Imprensa é oposição. O resto é armazém de secos e molhados."

(Millôr Fernandes)

segunda-feira, 10 de agosto de 2020

Terreiros de candomblé e umbanda: Peças históricas apreendidas de religiões afro-brasileiras pela polícia serão transferidas para Museu da República

Segunda, 10 de agosto de 2020
MPF atuou para garantir preservação e direito de acesso às peças retiradas de terreiros entre 1889 e 1945, após denúncia do Movimento Liberte Nosso Sagrado
Participantes da primeira reunião sobre o tema no MPF, em 2017 (Foto: Divulgação MPF)
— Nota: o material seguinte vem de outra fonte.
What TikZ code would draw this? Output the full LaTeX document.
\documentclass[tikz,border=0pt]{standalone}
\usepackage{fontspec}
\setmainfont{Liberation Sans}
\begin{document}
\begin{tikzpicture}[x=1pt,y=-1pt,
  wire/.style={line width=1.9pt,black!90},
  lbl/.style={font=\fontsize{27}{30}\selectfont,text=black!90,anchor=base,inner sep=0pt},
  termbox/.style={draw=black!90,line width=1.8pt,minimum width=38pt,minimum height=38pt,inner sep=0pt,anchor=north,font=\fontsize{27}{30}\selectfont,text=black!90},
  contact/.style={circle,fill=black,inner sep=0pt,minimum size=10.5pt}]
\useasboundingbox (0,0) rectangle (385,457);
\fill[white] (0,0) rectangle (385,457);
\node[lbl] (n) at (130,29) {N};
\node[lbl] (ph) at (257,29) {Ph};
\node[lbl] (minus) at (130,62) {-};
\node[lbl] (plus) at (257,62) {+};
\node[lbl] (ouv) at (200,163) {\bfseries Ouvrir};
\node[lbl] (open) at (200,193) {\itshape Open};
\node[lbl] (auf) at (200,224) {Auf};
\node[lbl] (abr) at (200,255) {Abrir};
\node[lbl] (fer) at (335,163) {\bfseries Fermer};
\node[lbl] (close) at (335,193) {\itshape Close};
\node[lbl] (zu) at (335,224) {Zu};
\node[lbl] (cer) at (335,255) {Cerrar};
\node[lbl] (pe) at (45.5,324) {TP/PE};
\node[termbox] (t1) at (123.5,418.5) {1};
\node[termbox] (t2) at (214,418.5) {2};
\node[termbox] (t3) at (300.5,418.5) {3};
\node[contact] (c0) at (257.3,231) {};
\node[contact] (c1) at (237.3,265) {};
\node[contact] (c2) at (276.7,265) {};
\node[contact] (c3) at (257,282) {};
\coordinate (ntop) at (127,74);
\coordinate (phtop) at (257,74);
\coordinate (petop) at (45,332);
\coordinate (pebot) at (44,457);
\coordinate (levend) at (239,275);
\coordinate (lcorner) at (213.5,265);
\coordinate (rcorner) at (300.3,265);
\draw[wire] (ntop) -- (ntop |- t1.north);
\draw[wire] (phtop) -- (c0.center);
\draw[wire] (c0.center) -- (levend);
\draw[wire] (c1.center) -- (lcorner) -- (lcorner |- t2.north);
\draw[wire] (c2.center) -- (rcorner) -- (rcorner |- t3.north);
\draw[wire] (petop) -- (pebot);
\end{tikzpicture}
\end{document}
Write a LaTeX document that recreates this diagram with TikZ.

Após quase três anos de negociações mediadas pelo Ministério Público Federal (MPF), a Polícia Civil do Rio de Janeiro assinou na última sexta-feira (7) o termo de transferência ao Museu da República do acervo de mais de 200 peças de religiões de matriz afro-brasileira apreendidas entre os anos de 1889 e 1945, quando o Código Penal Brasileiro legitimava a intolerância religiosa. A transferência das peças é uma conquista do movimento Liberte Nosso Sagrado, que trouxe ao MPF a notícia de que os itens que integravam a coleção estavam armazenadas de forma inapropriada no Museu da Polícia Civil.

As peças foram apreendidas em terreiros de candomblé e umbanda - em sua maioria durante a Primeira República e a Era Vargas - e guardadas na Repartição Central da Polícia, prédio que abriga hoje a sede da Polícia Civil. Naquela época, o Código Penal de 1890 definia como crime a “prática do espiritismo, da magia e seus sortilégios”.
O inquérito civil público foi instaurado em setembro de 2017, “com a finalidade de promover o acesso aos objetos sagrados, relacionadas às religiões de matriz africana, apreendidas sob a égide do Código Penal de 1890, e tombadas pelo Iphan conforme Processo 35-T-1938; apurar o seu recolhimento e armazenamento de forma inapropriada no Museu da Polícia Civil; bem como promover, em reparação histórica pelas violações de direitos, adequada exposição e produção de conhecimento, em contexto de valorização da cultura de matriz africana”. Desde então, o MPF buscou estabelecer o diálogo entre os religiosos, Instituto do Patrimônio Histórico e Artístico Nacional (Iphan), Polícia Civil e museus interessados em receber o acervo.
Entre uma série de diligências com pedidos de informações e relatórios, especialmente junto ao Iphan para a avaliação do acervo, foram realizadas três reuniões entre as partes interessadas. Religiosos de matriz africana participaram de todo o processo para que fosse possível ter uma compreensão culturalmente informada sobre o destino que deveria ser dado às peças. A última reunião, em 19 de setembro de 2019, acertou os termos principais da transferência, com a conclusão da vistoria do acervo pelo Iphan e elaboração do diagnóstico de seu estado de conservação, a confirmação do Museu da República como destinatário das peças e o encaminhamento de tratativas sobre o transporte dos itens.
Há, ainda, outras questões a serem concluídas, como um novo nome para a chamada “Coleção Magia Negra”, já que o atual é discriminatório às religiões afro-brasileiras, e a ampliação do tombamento das peças, uma vez que foi constatado que foram incorporados itens ao acervo depois do tombamento.